# What does the representation category of the knot group know?

Let $K, K'$ be knots in $S^3$, and $T, T'$ the boundaries of their tubular neighborhoods.

Recall that by theorems of Waldhausen, and Gordon and Luecke, one knows the following: an isomorphism $[\pi_1(T) \to \pi_1(S^3 \setminus K)] \cong [(\pi_1(T') \to \pi_1(S^3 \setminus K')]$ implies that $K$ and $K'$ are isotopic.

Suppose the category of linear representations of $[\pi_1(T) \to \pi_1(S^3 \setminus K)]$ is equivalent to the category of linear representations of $[\pi_1(T') \to \pi_1(S^3 \setminus K')]$. Are $K$ and $K'$ isotopic?
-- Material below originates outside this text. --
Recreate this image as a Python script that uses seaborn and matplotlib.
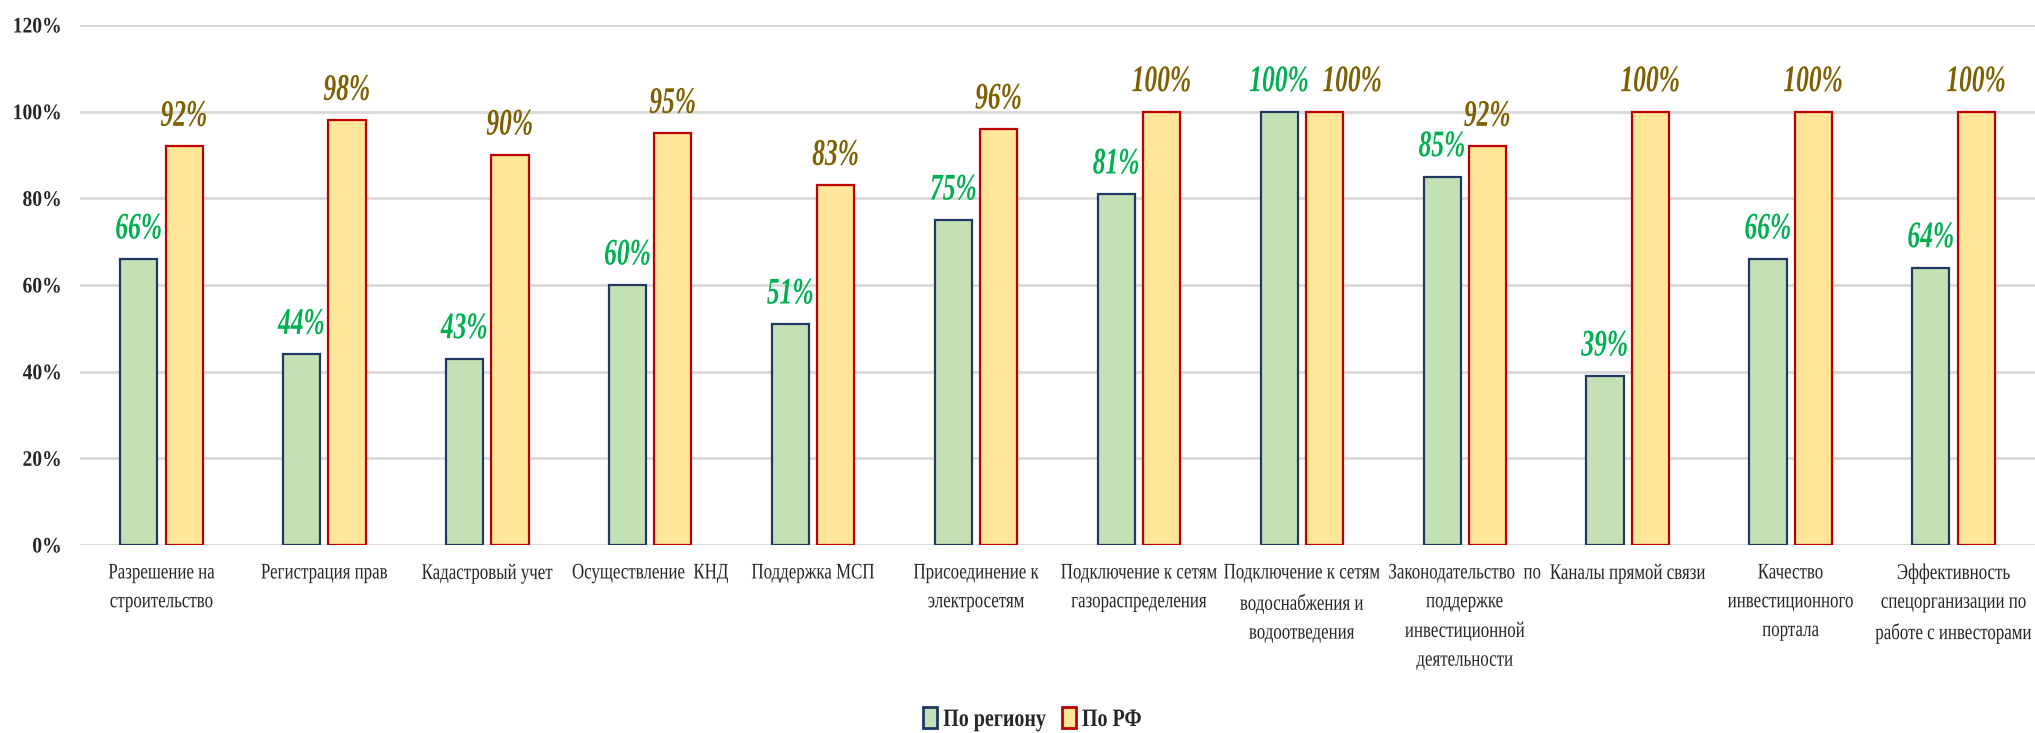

Note: In a previous version of this question, I asked whether this is possible if you interpret the category above as a tensor category; in the comments it is pointed out that then, yes, at least if you allow big representations. But, now I realize that in fact I don't have the tensor product structure.

• What do you mean by linear representations of a morphism of groups? – Qiaochu Yuan Nov 7 '15 at 0:14
• representation of one, representation of the other, morphism between them compatible with the map of groups. – Vivek Shende Nov 7 '15 at 0:40
• Do you allow infinite-dimensional representations? If so, the answer should be trivially yes, since if you allow infinite dimensional representations, a (possibly infinite) discrete group $G$ is the group of symmetric monoidal endomorphisms of the unique (up to isomorphism) symmetric monoidal exact functor $\mathrm{Rep}_{\mathbb C}(G) \to \mathrm{Vect}_{\mathbb C}$, and homomorphisms $G \to H$ are uniquely determined by the corresponding symmetric monoidal functors $\mathrm{Rep}_{\mathbb C}(H) \to \mathrm{Rep}_{\mathbb C}(G)$. – Theo Johnson-Freyd Nov 7 '15 at 1:59
• If the knot is hyperbolic then the hyperbolic representation is faithful, so maybe infinite-dimensional representations aren't needed, at least for hyperbolic knots. – Peter Samuelson Nov 7 '15 at 2:14
• Every knot group admits a faithful finite-dimensional representation. Over the integers this is a theorem of Przytycki--Wise, though I have a feeling that over the reals it was proved by Kronheimer--Mrowka. – HJRW Nov 7 '15 at 5:57

So long as I allow myself infinite size representations, and writing $\mathbb{Z}[G]-mod$ for representations of $G$ in $\mathbb{Z}$-modules, then so long as I have the forgetful functor
$$\mathbb{Z}[G]-mod \to \mathbb{Z}-mod$$
I can recover $\mathbb{Z}[G]$ as endomorphisms of this functor.
In general, one cannot recover $G$ even from $\mathbb{Z}[G]$, even for finite groups $G$.
However, as it turns out, knot groups are known to be left orderable, and it is known that for left orderable groups, the only units in $\mathbb{Z}[G]$ are the obvious ones, from which $G$ can be recovered.